**Record excerpts:**

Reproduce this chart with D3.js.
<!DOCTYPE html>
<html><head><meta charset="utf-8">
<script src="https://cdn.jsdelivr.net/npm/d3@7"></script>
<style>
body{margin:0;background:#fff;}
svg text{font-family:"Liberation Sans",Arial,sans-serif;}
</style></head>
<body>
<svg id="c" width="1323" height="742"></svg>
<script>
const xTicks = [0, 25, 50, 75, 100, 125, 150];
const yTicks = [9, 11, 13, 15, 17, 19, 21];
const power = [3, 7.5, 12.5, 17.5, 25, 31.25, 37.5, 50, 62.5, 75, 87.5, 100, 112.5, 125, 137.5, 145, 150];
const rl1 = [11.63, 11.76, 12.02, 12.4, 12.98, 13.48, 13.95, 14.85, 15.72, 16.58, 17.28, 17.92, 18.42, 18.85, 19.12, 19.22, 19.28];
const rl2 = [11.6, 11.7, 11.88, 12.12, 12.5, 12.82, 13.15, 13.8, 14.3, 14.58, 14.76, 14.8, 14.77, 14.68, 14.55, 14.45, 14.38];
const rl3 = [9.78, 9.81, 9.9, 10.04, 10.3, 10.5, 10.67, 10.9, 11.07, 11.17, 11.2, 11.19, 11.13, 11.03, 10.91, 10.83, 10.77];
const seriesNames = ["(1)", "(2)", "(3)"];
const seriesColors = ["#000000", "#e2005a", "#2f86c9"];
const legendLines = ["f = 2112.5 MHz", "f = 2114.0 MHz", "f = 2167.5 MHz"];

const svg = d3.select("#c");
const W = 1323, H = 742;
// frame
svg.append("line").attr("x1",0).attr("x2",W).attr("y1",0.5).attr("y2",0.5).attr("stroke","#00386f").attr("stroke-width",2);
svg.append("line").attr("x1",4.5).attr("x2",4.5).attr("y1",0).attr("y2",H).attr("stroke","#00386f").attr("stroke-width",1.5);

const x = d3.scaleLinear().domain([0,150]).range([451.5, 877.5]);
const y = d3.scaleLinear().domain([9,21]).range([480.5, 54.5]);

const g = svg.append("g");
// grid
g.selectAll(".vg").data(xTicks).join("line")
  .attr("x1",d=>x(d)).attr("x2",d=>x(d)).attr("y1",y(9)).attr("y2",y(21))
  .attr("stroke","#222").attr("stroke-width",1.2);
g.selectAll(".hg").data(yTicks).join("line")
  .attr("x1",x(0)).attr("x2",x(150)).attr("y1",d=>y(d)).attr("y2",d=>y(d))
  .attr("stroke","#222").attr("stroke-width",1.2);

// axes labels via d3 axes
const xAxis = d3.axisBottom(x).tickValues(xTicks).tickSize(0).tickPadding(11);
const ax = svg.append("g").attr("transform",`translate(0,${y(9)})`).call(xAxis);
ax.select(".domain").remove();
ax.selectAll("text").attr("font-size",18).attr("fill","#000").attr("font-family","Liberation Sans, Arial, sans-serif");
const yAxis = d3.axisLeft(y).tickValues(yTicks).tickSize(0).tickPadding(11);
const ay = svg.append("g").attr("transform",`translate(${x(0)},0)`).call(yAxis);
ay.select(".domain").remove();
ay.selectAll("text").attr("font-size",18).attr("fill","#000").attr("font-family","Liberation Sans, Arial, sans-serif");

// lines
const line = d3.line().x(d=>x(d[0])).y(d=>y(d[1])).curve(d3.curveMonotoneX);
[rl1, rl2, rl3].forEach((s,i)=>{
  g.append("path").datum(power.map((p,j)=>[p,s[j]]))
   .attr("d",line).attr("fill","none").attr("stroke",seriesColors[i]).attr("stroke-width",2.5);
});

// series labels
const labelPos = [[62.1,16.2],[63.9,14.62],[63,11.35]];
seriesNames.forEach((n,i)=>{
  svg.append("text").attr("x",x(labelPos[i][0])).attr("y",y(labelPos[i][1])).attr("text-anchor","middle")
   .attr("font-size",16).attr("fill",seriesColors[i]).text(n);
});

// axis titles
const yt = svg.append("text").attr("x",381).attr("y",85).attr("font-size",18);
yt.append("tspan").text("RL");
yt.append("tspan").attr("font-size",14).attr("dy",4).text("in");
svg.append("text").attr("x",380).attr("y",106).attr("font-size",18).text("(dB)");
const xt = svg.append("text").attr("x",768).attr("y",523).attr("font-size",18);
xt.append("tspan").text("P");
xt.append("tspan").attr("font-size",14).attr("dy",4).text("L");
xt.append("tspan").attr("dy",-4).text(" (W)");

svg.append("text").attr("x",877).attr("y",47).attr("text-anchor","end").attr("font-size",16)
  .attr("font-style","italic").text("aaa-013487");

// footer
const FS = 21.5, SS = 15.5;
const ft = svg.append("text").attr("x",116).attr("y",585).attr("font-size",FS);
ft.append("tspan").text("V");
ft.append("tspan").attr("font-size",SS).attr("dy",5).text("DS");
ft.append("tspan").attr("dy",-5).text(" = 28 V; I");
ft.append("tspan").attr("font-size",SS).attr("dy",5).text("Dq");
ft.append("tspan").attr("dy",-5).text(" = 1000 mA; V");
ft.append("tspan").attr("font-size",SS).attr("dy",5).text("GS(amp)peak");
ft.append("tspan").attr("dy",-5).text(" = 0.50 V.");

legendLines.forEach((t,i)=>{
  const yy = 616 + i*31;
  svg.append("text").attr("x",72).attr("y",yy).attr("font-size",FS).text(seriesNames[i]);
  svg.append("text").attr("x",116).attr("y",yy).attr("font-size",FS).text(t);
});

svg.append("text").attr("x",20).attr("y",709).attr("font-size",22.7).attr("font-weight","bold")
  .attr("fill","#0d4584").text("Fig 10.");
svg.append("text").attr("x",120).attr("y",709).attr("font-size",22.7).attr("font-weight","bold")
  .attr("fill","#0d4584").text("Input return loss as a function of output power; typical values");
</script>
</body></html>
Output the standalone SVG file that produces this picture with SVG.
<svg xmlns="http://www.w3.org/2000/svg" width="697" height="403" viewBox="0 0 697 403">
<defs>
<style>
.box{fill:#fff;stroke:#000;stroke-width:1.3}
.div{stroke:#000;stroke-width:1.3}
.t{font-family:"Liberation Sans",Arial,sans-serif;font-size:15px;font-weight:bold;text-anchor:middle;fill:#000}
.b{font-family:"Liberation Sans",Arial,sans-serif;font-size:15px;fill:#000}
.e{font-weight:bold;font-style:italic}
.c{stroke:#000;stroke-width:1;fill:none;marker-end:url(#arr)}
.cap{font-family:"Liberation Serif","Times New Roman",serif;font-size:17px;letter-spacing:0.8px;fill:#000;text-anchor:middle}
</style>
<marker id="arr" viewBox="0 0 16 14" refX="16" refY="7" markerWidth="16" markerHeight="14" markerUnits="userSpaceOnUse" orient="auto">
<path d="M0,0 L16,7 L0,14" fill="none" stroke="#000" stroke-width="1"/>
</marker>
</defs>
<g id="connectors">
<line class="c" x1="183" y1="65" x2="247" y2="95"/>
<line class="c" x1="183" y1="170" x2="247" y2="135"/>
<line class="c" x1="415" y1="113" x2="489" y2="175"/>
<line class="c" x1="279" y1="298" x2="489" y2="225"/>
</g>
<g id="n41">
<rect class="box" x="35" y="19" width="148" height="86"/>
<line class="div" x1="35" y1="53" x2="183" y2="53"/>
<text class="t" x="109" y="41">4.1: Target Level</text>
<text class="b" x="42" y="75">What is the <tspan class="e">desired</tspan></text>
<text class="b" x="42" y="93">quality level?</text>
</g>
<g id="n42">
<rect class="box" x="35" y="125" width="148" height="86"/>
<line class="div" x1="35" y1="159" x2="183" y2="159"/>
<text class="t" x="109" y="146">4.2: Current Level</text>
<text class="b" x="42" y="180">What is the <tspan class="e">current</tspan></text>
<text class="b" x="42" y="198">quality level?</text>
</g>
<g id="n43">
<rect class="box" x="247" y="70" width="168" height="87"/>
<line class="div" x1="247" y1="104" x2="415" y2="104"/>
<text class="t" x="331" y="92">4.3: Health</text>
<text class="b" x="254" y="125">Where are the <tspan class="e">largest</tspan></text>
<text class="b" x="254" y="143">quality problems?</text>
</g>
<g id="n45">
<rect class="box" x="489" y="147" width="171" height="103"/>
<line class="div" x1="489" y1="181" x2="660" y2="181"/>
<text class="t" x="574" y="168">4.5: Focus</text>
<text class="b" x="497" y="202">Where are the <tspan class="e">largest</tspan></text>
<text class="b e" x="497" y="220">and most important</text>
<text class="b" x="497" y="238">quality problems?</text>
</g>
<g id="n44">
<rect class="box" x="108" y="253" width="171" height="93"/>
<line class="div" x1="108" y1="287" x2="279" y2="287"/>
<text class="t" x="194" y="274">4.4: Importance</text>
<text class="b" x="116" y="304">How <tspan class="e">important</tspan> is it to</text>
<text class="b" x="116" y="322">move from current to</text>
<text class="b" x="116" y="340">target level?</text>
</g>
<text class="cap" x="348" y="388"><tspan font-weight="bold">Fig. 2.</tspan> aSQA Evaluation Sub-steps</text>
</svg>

**Your task:** Output only the lines from the top of the entries through the one holding "const y = d3.scaleLinear().domain([9,21]).range([480.5, 54.5]);", copied exactly.

**Solution for this problem:**
Reproduce this chart with D3.js.
<!DOCTYPE html>
<html><head><meta charset="utf-8">
<script src="https://cdn.jsdelivr.net/npm/d3@7"></script>
<style>
body{margin:0;background:#fff;}
svg text{font-family:"Liberation Sans",Arial,sans-serif;}
</style></head>
<body>
<svg id="c" width="1323" height="742"></svg>
<script>
const xTicks = [0, 25, 50, 75, 100, 125, 150];
const yTicks = [9, 11, 13, 15, 17, 19, 21];
const power = [3, 7.5, 12.5, 17.5, 25, 31.25, 37.5, 50, 62.5, 75, 87.5, 100, 112.5, 125, 137.5, 145, 150];
const rl1 = [11.63, 11.76, 12.02, 12.4, 12.98, 13.48, 13.95, 14.85, 15.72, 16.58, 17.28, 17.92, 18.42, 18.85, 19.12, 19.22, 19.28];
const rl2 = [11.6, 11.7, 11.88, 12.12, 12.5, 12.82, 13.15, 13.8, 14.3, 14.58, 14.76, 14.8, 14.77, 14.68, 14.55, 14.45, 14.38];
const rl3 = [9.78, 9.81, 9.9, 10.04, 10.3, 10.5, 10.67, 10.9, 11.07, 11.17, 11.2, 11.19, 11.13, 11.03, 10.91, 10.83, 10.77];
const seriesNames = ["(1)", "(2)", "(3)"];
const seriesColors = ["#000000", "#e2005a", "#2f86c9"];
const legendLines = ["f = 2112.5 MHz", "f = 2114.0 MHz", "f = 2167.5 MHz"];

const svg = d3.select("#c");
const W = 1323, H = 742;
// frame
svg.append("line").attr("x1",0).attr("x2",W).attr("y1",0.5).attr("y2",0.5).attr("stroke","#00386f").attr("stroke-width",2);
svg.append("line").attr("x1",4.5).attr("x2",4.5).attr("y1",0).attr("y2",H).attr("stroke","#00386f").attr("stroke-width",1.5);

const x = d3.scaleLinear().domain([0,150]).range([451.5, 877.5]);
const y = d3.scaleLinear().domain([9,21]).range([480.5, 54.5]);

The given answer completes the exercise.